**Task**
Write out the entries below once more, exactly, with the pictures left out.

+++ Information given +++

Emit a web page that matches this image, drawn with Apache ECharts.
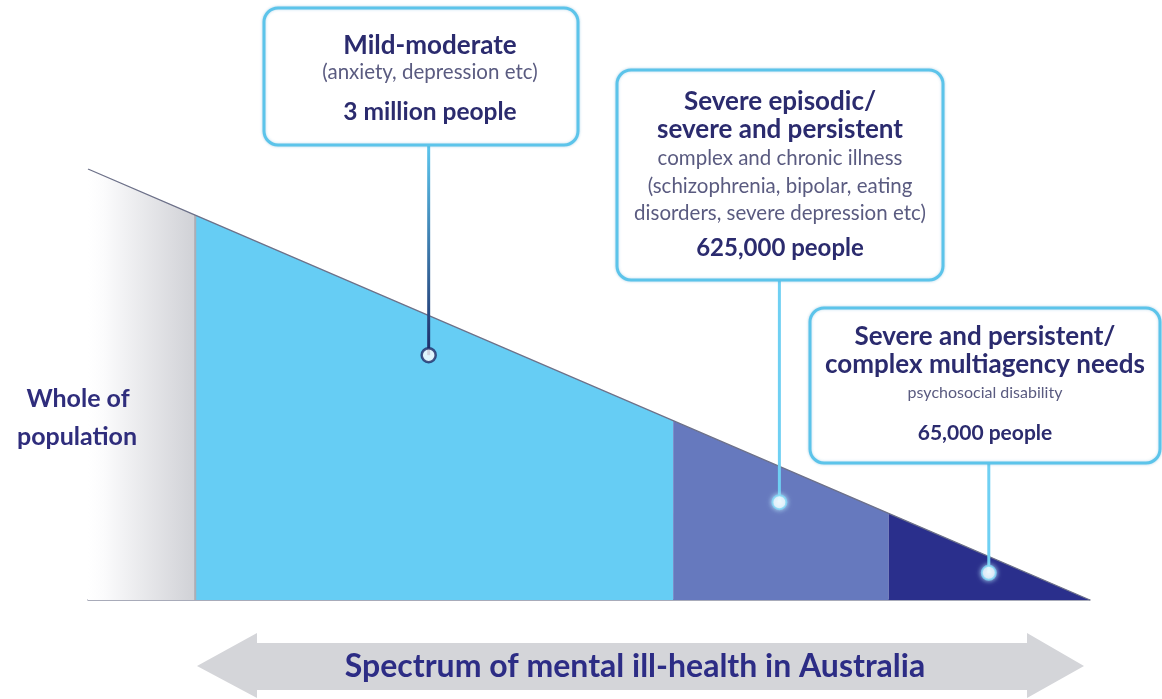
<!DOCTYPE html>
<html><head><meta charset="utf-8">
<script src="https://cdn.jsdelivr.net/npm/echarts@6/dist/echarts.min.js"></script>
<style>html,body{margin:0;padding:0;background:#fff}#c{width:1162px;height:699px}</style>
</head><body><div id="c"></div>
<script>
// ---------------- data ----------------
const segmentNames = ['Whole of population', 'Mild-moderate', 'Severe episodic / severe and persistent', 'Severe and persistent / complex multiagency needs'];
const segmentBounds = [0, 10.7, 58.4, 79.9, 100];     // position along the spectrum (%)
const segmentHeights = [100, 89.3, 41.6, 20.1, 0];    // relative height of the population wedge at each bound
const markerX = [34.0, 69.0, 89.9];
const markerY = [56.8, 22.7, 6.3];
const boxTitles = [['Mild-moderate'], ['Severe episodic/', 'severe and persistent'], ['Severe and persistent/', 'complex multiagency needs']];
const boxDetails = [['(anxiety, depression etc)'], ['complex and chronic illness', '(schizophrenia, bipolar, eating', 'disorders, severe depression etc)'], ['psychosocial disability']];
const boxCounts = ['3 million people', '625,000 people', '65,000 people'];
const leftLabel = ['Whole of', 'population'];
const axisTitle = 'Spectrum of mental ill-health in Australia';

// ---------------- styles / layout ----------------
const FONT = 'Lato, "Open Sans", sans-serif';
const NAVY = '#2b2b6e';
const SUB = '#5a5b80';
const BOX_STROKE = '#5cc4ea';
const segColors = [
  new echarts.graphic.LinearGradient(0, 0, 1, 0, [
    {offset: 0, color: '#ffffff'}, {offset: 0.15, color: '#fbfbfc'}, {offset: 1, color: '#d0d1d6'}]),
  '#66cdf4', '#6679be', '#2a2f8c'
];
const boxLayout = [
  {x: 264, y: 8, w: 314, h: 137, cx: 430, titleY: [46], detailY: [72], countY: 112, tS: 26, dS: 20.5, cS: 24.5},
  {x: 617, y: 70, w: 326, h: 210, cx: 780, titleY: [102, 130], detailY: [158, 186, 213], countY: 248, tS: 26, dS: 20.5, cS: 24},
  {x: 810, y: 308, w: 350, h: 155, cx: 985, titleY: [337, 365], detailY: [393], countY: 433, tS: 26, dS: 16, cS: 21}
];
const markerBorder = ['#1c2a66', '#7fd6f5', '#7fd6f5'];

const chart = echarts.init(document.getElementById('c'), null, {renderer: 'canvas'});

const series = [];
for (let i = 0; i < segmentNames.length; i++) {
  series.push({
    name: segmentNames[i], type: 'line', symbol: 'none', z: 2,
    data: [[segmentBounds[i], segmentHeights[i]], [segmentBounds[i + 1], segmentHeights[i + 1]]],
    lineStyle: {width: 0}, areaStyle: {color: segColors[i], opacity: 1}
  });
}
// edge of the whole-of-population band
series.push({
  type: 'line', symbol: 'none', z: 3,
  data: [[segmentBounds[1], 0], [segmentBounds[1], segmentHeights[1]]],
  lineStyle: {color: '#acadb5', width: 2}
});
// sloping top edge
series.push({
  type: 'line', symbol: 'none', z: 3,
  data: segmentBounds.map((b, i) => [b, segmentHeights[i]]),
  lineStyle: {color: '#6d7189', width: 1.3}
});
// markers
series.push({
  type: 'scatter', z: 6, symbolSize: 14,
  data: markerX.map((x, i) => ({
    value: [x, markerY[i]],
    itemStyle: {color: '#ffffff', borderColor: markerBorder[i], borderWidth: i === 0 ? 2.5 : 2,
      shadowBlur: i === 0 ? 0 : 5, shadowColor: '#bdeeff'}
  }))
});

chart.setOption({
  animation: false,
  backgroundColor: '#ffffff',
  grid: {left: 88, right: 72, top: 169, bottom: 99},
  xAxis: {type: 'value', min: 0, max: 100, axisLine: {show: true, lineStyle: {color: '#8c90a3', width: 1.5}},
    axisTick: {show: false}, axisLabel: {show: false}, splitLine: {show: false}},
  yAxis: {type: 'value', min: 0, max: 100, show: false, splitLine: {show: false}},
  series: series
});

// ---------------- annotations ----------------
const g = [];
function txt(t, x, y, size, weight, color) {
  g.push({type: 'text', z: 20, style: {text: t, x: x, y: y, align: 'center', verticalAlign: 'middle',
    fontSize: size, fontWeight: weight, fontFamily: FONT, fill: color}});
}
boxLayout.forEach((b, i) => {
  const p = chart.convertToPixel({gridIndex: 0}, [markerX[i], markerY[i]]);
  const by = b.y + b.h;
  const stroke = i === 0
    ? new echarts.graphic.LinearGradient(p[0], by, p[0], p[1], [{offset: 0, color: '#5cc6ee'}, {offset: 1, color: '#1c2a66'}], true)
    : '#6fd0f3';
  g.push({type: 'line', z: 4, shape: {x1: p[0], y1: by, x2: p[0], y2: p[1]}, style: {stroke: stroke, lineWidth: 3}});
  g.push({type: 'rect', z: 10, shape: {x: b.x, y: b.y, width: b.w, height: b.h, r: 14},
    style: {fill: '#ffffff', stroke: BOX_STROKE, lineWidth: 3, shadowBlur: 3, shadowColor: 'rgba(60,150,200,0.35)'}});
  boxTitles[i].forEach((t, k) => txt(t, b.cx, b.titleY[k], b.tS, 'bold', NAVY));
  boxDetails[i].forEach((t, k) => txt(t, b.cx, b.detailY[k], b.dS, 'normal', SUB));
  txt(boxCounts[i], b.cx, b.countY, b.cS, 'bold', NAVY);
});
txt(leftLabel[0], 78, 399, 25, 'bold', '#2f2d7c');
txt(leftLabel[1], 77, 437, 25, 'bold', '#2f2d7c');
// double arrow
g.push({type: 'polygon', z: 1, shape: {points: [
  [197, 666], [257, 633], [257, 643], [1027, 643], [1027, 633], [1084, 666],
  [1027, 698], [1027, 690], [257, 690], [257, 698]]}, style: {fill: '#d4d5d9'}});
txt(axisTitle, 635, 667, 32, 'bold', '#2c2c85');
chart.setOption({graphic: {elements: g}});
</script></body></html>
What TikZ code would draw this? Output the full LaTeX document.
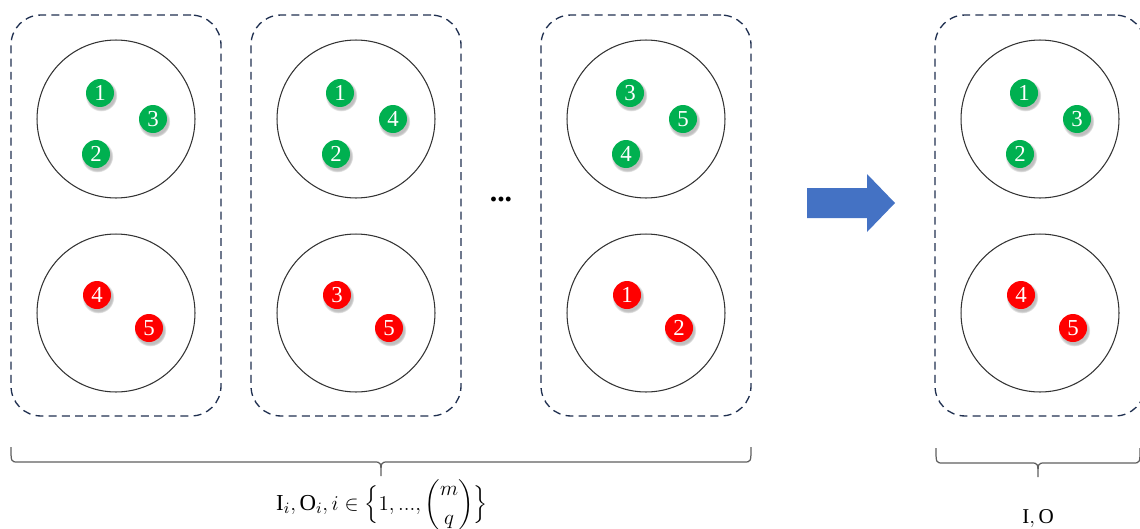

+++

**Finished task**
Emit a web page that matches this image, drawn with Apache ECharts.
<!DOCTYPE html>
<html><head><meta charset="utf-8">
<script src="https://cdn.jsdelivr.net/npm/echarts@6/dist/echarts.min.js"></script>
<style>html,body{margin:0;padding:0;background:#fff}#c{width:1162px;height:699px}</style>
</head><body><div id="c"></div>
<script>
// ---------------- data ----------------
const segmentNames = ['Whole of population', 'Mild-moderate', 'Severe episodic / severe and persistent', 'Severe and persistent / complex multiagency needs'];
const segmentBounds = [0, 10.7, 58.4, 79.9, 100];     // position along the spectrum (%)
const segmentHeights = [100, 89.3, 41.6, 20.1, 0];    // relative height of the population wedge at each bound
const markerX = [34.0, 69.0, 89.9];
const markerY = [56.8, 22.7, 6.3];
const boxTitles = [['Mild-moderate'], ['Severe episodic/', 'severe and persistent'], ['Severe and persistent/', 'complex multiagency needs']];
const boxDetails = [['(anxiety, depression etc)'], ['complex and chronic illness', '(schizophrenia, bipolar, eating', 'disorders, severe depression etc)'], ['psychosocial disability']];
const boxCounts = ['3 million people', '625,000 people', '65,000 people'];
const leftLabel = ['Whole of', 'population'];
const axisTitle = 'Spectrum of mental ill-health in Australia';

// ---------------- styles / layout ----------------
const FONT = 'Lato, "Open Sans", sans-serif';
const NAVY = '#2b2b6e';
const SUB = '#5a5b80';
const BOX_STROKE = '#5cc4ea';
const segColors = [
  new echarts.graphic.LinearGradient(0, 0, 1, 0, [
    {offset: 0, color: '#ffffff'}, {offset: 0.15, color: '#fbfbfc'}, {offset: 1, color: '#d0d1d6'}]),
  '#66cdf4', '#6679be', '#2a2f8c'
];
const boxLayout = [
  {x: 264, y: 8, w: 314, h: 137, cx: 430, titleY: [46], detailY: [72], countY: 112, tS: 26, dS: 20.5, cS: 24.5},
  {x: 617, y: 70, w: 326, h: 210, cx: 780, titleY: [102, 130], detailY: [158, 186, 213], countY: 248, tS: 26, dS: 20.5, cS: 24},
  {x: 810, y: 308, w: 350, h: 155, cx: 985, titleY: [337, 365], detailY: [393], countY: 433, tS: 26, dS: 16, cS: 21}
];
const markerBorder = ['#1c2a66', '#7fd6f5', '#7fd6f5'];

const chart = echarts.init(document.getElementById('c'), null, {renderer: 'canvas'});

const series = [];
for (let i = 0; i < segmentNames.length; i++) {
  series.push({
    name: segmentNames[i], type: 'line', symbol: 'none', z: 2,
    data: [[segmentBounds[i], segmentHeights[i]], [segmentBounds[i + 1], segmentHeights[i + 1]]],
    lineStyle: {width: 0}, areaStyle: {color: segColors[i], opacity: 1}
  });
}
// edge of the whole-of-population band
series.push({
  type: 'line', symbol: 'none', z: 3,
  data: [[segmentBounds[1], 0], [segmentBounds[1], segmentHeights[1]]],
  lineStyle: {color: '#acadb5', width: 2}
});
// sloping top edge
series.push({
  type: 'line', symbol: 'none', z: 3,
  data: segmentBounds.map((b, i) => [b, segmentHeights[i]]),
  lineStyle: {color: '#6d7189', width: 1.3}
});
// markers
series.push({
  type: 'scatter', z: 6, symbolSize: 14,
  data: markerX.map((x, i) => ({
    value: [x, markerY[i]],
    itemStyle: {color: '#ffffff', borderColor: markerBorder[i], borderWidth: i === 0 ? 2.5 : 2,
      shadowBlur: i === 0 ? 0 : 5, shadowColor: '#bdeeff'}
  }))
});

chart.setOption({
  animation: false,
  backgroundColor: '#ffffff',
  grid: {left: 88, right: 72, top: 169, bottom: 99},
  xAxis: {type: 'value', min: 0, max: 100, axisLine: {show: true, lineStyle: {color: '#8c90a3', width: 1.5}},
    axisTick: {show: false}, axisLabel: {show: false}, splitLine: {show: false}},
  yAxis: {type: 'value', min: 0, max: 100, show: false, splitLine: {show: false}},
  series: series
});

// ---------------- annotations ----------------
const g = [];
function txt(t, x, y, size, weight, color) {
  g.push({type: 'text', z: 20, style: {text: t, x: x, y: y, align: 'center', verticalAlign: 'middle',
    fontSize: size, fontWeight: weight, fontFamily: FONT, fill: color}});
}
boxLayout.forEach((b, i) => {
  const p = chart.convertToPixel({gridIndex: 0}, [markerX[i], markerY[i]]);
  const by = b.y + b.h;
  const stroke = i === 0
    ? new echarts.graphic.LinearGradient(p[0], by, p[0], p[1], [{offset: 0, color: '#5cc6ee'}, {offset: 1, color: '#1c2a66'}], true)
    : '#6fd0f3';
  g.push({type: 'line', z: 4, shape: {x1: p[0], y1: by, x2: p[0], y2: p[1]}, style: {stroke: stroke, lineWidth: 3}});
  g.push({type: 'rect', z: 10, shape: {x: b.x, y: b.y, width: b.w, height: b.h, r: 14},
    style: {fill: '#ffffff', stroke: BOX_STROKE, lineWidth: 3, shadowBlur: 3, shadowColor: 'rgba(60,150,200,0.35)'}});
  boxTitles[i].forEach((t, k) => txt(t, b.cx, b.titleY[k], b.tS, 'bold', NAVY));
  boxDetails[i].forEach((t, k) => txt(t, b.cx, b.detailY[k], b.dS, 'normal', SUB));
  txt(boxCounts[i], b.cx, b.countY, b.cS, 'bold', NAVY);
});
txt(leftLabel[0], 78, 399, 25, 'bold', '#2f2d7c');
txt(leftLabel[1], 77, 437, 25, 'bold', '#2f2d7c');
// double arrow
g.push({type: 'polygon', z: 1, shape: {points: [
  [197, 666], [257, 633], [257, 643], [1027, 643], [1027, 633], [1084, 666],
  [1027, 698], [1027, 690], [257, 690], [257, 698]]}, style: {fill: '#d4d5d9'}});
txt(axisTitle, 635, 667, 32, 'bold', '#2c2c85');
chart.setOption({graphic: {elements: g}});
</script></body></html>
What TikZ code would draw this? Output the full LaTeX document.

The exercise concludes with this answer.